= What you are asked to do =
Pictures are not part of the copy. Retype the lines from the first one through the line that contains "fig = plt.figure(figsize=(W".

= Collected material =
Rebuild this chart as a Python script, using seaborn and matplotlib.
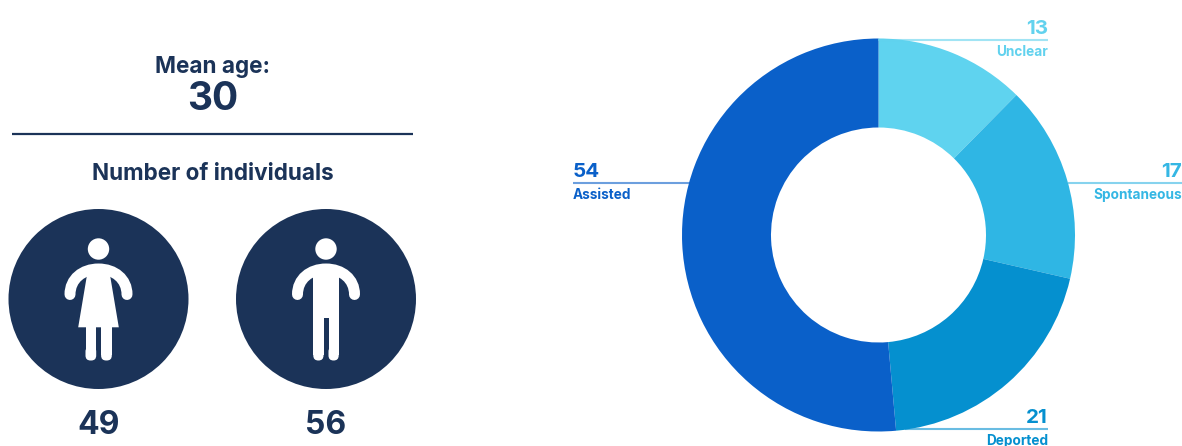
import matplotlib
matplotlib.use("Agg")
import matplotlib.pyplot as plt
import seaborn as sns
from matplotlib.path import Path
from matplotlib.patches import Circle, PathPatch, Polygon, FancyBboxPatch, Rectangle

sns.set_theme(style="white", rc={"figure.facecolor": "white", "axes.facecolor": "none"})
plt.rcParams["font.family"] = ["Inter", "Open Sans", "DejaVu Sans"]

# Return categories, clockwise from twelve o'clock
categories = ["Unclear", "Spontaneous", "Deported", "Assisted"]
counts = [13, 17, 21, 54]
ring_colors = ["#5FD3EF", "#2FB6E4", "#0590CF", "#0A60C9"]
label_colors = ["#62D2EE", "#35B7E4", "#0590CF", "#0A60C9"]

# Individuals by sex and headline figure
sex_counts = [49, 56]
mean_age = 30
NAVY = "#1B3358"

W, H = 1182, 446
fig = plt.figure(figsize=(W / 100, H / 100), dpi=100)

# Donut
cx, cy, radius, inner = 878.5, 235, 196.5, 107.5
ax = fig.add_axes([(cx - radius) / W, 1 - (cy + radius) / H, 2 * radius / W, 2 * radius / H])
ax.pie(counts, colors=sns.color_palette(ring_colors), startangle=90, counterclock=False,
       radius=1, wedgeprops=dict(width=1 - inner / radius, linewidth=0))
ax.set_xlim(-1, 1)
ax.set_ylim(-1, 1)
sns.despine(ax=ax, left=True, bottom=True)

# Overlay in pixel units for annotations and pictograms
ov = fig.add_axes([0, 0, 1, 1], zorder=3)
ov.set_xlim(0, W)
ov.set_ylim(H, 0)
ov.axis("off")


def callout(i, x0, x1, y, anchor, ha):
    ov.plot([x0, x1], [y, y], color=label_colors[i], lw=1.5, alpha=0.6, solid_capstyle="butt")
    ov.text(anchor, y - 6, str(counts[i]), color=label_colors[i], fontsize=14.8,
            fontweight="bold", ha=ha, va="baseline")
    ov.text(anchor, y + 16, categories[i], color=label_colors[i], fontsize=9.8,
            fontweight="bold", ha=ha, va="baseline")


callout(0, 878, 1048, 40, 1048, "right")
callout(1, 1068, 1182, 183, 1182, "right")
callout(2, 905, 1048, 429, 1048, "right")
callout(3, 573, 690, 183, 573, "left")

# Left-hand summary
ov.text(212.5, 73, "Mean age:", color=NAVY, fontsize=16.2, fontweight="bold", ha="center", va="baseline")
ov.text(212.5, 110, str(mean_age), color=NAVY, fontsize=28, fontweight="bold", ha="center", va="baseline")
ov.plot([12, 413], [133.5, 133.5], color=NAVY, lw=1.6, solid_capstyle="butt")
ov.text(212.5, 180, "Number of individuals", color=NAVY, fontsize=16.2, fontweight="bold",
        ha="center", va="baseline")


def leg(x, top, width, bottom=360.5):
    # Square at the top, rounded at the foot
    ov.add_patch(Rectangle((x, top), width, bottom - top - 6, fc="white", ec="none", zorder=5))
    ov.add_patch(FancyBboxPatch((x, bottom - 14), width, 14,
                                boxstyle="round,pad=0,rounding_size=5", mutation_scale=1,
                                fc="white", ec="none", lw=0, zorder=5))


def pictogram(x, woman):
    ov.add_patch(Circle((x, 299), 90, fc=NAVY, ec="none", zorder=4))
    ov.add_patch(Circle((x, 249), 10.7, fc="white", ec="none", zorder=5))
    # Shoulders and arms as one thick rounded stroke
    arms = Path([(x - 28.5, 294.5), (x - 28.5, 279), (x - 16, 269), (x, 269),
                 (x + 16, 269), (x + 28.5, 279), (x + 28.5, 294.5)],
                [Path.MOVETO, Path.CURVE4, Path.CURVE4, Path.CURVE4,
                 Path.CURVE4, Path.CURVE4, Path.CURVE4])
    ov.add_patch(PathPatch(arms, fc="none", ec="white", lw=7.9, capstyle="round", zorder=5))
    if woman:
        ov.add_patch(Polygon([(x - 11, 272), (x + 11, 272), (x + 20.3, 327.3), (x - 20.3, 327.3)],
                             fc="white", ec="none", zorder=5))
        leg(x - 13, 325, 10.7)
        leg(x + 2.6, 325, 10.7)
    else:
        ov.add_patch(Polygon([(x - 12.7, 272), (x + 12.7, 272), (x + 12.7, 318), (x - 12.7, 318)],
                             fc="white", ec="none", zorder=5))
        leg(x - 12.7, 316, 10.2)
        leg(x + 2.5, 316, 10.2)


for x, n, woman in zip([98.5, 326], sex_counts, [True, False]):
    pictogram(x, woman)
    ov.text(x, 434, str(n), color=NAVY, fontsize=23, fontweight="bold", ha="center", va="baseline")

fig.savefig("out.png", dpi=100, facecolor="white")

= Final result =
Rebuild this chart as a Python script, using seaborn and matplotlib.
import matplotlib
matplotlib.use("Agg")
import matplotlib.pyplot as plt
import seaborn as sns
from matplotlib.path import Path
from matplotlib.patches import Circle, PathPatch, Polygon, FancyBboxPatch, Rectangle

sns.set_theme(style="white", rc={"figure.facecolor": "white", "axes.facecolor": "none"})
plt.rcParams["font.family"] = ["Inter", "Open Sans", "DejaVu Sans"]

# Return categories, clockwise from twelve o'clock
categories = ["Unclear", "Spontaneous", "Deported", "Assisted"]
counts = [13, 17, 21, 54]
ring_colors = ["#5FD3EF", "#2FB6E4", "#0590CF", "#0A60C9"]
label_colors = ["#62D2EE", "#35B7E4", "#0590CF", "#0A60C9"]

# Individuals by sex and headline figure
sex_counts = [49, 56]
mean_age = 30
NAVY = "#1B3358"

W, H = 1182, 446
fig = plt.figure(figsize=(W / 100, H / 100), dpi=100)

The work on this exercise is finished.